-- start --

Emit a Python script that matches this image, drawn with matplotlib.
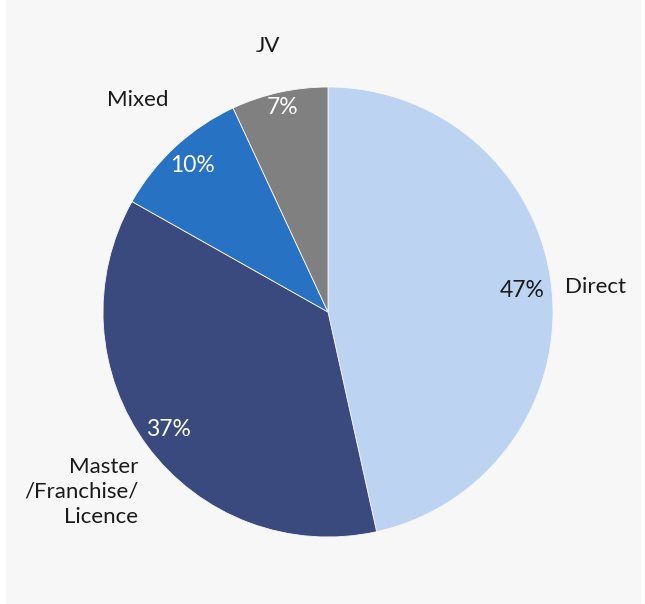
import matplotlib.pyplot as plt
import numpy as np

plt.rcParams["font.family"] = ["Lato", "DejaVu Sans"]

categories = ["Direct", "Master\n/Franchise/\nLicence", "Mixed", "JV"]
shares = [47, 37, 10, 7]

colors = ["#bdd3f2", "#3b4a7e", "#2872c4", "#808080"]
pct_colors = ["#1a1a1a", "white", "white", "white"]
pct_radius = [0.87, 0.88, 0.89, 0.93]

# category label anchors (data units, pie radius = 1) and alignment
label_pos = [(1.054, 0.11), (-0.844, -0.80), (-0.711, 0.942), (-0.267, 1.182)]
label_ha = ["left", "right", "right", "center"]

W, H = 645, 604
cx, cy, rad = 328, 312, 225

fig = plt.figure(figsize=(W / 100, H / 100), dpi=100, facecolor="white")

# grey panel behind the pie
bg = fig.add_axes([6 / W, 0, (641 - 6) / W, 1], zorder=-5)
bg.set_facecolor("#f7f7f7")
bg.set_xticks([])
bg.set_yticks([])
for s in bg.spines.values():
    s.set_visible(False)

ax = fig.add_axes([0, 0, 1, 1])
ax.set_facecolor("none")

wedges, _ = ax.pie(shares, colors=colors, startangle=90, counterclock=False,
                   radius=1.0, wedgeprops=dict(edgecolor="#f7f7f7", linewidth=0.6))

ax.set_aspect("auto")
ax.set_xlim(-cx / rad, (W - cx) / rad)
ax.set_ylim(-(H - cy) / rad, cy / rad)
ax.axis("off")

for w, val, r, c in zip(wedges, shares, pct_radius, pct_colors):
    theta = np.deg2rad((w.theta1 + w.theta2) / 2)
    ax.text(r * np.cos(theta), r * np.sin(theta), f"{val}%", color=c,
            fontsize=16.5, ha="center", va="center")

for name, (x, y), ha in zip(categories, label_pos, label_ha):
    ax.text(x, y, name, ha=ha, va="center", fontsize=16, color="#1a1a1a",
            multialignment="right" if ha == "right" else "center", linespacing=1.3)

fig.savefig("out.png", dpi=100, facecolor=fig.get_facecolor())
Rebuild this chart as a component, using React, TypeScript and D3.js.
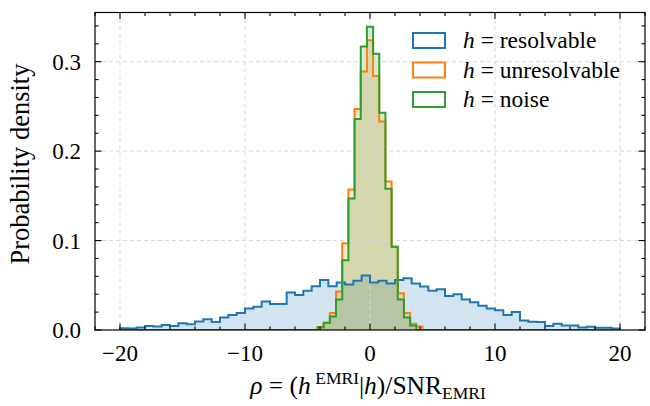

-- end --

[Exercise description]:
With the pictures left out, restate word for word every line of the data above, from the first down to the line that contains "pct_radius = [0.87, 0.88, 0.89, 0.93]".

[Answer below]:
Emit a Python script that matches this image, drawn with matplotlib.
import matplotlib.pyplot as plt
import numpy as np

plt.rcParams["font.family"] = ["Lato", "DejaVu Sans"]

categories = ["Direct", "Master\n/Franchise/\nLicence", "Mixed", "JV"]
shares = [47, 37, 10, 7]

colors = ["#bdd3f2", "#3b4a7e", "#2872c4", "#808080"]
pct_colors = ["#1a1a1a", "white", "white", "white"]
pct_radius = [0.87, 0.88, 0.89, 0.93]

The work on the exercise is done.